__PROBLEM TO WORK ON__. Copy every line of the records below where the word "this" occurs.

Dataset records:

-=-=-=-=-

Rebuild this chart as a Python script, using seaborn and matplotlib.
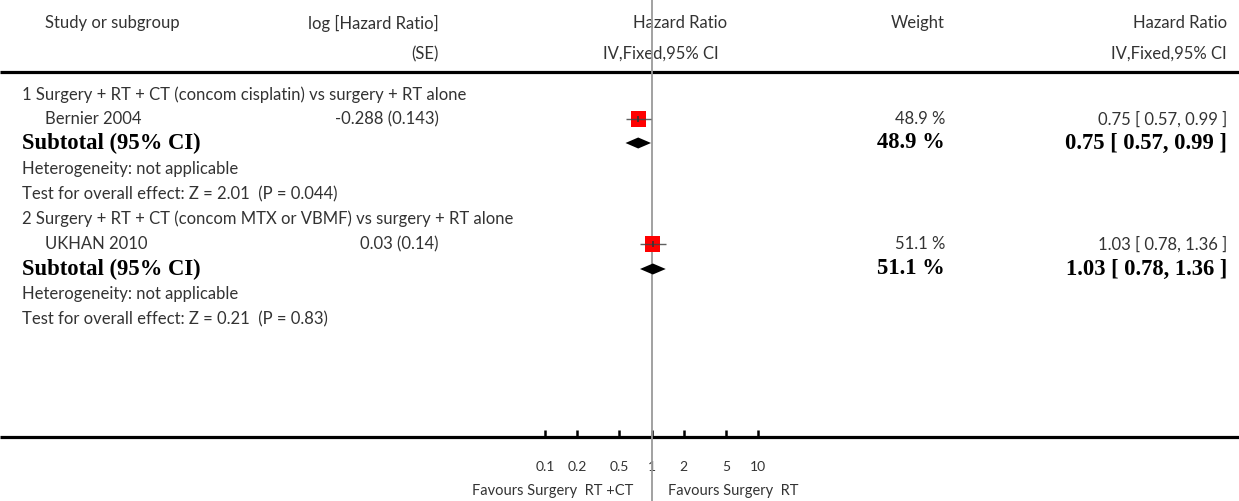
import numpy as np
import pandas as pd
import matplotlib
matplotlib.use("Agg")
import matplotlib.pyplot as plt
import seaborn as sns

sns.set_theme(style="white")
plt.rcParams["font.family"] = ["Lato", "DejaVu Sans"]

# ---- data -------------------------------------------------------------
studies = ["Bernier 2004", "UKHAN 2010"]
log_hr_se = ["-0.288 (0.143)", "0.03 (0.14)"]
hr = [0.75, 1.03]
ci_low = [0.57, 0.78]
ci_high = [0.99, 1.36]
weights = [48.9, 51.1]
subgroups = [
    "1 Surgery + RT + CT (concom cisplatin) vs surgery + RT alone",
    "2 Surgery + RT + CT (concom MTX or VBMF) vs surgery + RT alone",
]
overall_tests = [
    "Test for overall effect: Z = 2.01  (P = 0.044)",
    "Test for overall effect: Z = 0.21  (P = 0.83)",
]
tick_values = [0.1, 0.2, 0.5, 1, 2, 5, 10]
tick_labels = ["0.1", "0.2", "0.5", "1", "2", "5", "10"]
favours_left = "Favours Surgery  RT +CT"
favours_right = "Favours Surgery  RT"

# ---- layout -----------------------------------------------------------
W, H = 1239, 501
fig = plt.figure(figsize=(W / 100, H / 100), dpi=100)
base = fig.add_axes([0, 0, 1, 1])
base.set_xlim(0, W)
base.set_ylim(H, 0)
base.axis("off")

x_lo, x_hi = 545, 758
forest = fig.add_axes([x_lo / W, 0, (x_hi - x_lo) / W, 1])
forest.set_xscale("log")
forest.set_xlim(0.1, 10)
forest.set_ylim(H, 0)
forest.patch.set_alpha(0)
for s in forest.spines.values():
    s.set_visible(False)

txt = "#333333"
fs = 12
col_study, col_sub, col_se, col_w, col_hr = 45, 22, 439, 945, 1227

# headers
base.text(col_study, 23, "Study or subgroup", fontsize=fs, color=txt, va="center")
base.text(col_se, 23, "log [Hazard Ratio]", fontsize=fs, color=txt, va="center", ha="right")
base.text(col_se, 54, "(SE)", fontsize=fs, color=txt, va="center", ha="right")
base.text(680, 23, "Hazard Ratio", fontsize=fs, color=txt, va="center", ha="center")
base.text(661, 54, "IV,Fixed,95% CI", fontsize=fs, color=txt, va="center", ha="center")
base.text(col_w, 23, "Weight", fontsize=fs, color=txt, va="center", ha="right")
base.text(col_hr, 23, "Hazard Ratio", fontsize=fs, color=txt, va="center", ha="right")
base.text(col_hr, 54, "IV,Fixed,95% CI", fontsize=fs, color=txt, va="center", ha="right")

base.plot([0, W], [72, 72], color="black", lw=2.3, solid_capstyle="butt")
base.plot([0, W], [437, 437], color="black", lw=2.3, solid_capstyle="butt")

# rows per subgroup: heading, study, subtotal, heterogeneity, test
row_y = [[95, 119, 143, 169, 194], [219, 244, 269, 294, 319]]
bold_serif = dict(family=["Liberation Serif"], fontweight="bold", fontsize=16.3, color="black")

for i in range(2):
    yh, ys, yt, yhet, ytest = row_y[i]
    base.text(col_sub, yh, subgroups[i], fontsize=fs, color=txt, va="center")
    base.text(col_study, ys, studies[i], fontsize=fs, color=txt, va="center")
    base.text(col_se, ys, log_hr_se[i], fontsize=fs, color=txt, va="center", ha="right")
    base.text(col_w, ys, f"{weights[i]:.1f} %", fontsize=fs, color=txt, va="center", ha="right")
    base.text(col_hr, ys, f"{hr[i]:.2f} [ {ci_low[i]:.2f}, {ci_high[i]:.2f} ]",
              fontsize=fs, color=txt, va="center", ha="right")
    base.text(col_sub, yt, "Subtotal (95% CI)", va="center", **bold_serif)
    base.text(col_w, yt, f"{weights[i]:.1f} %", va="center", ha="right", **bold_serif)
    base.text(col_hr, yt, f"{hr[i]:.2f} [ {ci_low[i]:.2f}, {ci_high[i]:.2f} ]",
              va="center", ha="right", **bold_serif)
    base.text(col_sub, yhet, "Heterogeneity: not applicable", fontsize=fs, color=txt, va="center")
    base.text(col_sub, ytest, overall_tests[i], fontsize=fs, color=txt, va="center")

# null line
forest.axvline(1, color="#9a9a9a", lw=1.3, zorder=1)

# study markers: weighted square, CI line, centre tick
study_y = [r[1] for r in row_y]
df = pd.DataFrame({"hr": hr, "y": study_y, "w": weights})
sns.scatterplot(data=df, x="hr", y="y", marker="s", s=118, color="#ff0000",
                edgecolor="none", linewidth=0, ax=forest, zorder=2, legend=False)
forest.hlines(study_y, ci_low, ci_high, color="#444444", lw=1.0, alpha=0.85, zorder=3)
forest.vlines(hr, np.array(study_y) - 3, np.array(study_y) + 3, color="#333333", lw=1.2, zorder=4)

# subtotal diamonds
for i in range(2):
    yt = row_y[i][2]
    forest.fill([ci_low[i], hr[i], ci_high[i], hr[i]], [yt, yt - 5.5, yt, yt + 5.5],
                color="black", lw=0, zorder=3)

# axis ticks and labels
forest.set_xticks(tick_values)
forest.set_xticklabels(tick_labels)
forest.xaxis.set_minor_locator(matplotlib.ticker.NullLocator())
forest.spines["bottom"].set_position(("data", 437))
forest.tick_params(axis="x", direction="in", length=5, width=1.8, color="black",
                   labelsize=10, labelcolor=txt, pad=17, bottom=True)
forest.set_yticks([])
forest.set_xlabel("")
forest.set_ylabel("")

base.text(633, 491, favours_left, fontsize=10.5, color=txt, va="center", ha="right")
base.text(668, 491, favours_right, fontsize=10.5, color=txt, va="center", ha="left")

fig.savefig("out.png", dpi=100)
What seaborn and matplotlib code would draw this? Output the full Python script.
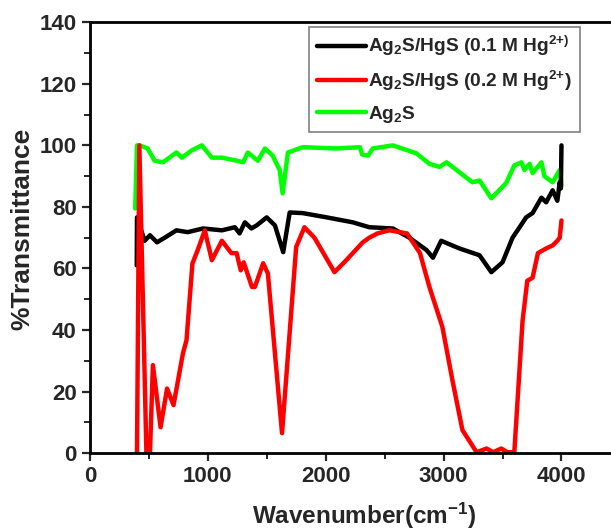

-=-=-=-=-

__COMPLETED TASK__.
Rebuild this chart as a Python script, using seaborn and matplotlib.
What seaborn and matplotlib code would draw this? Output the full Python script.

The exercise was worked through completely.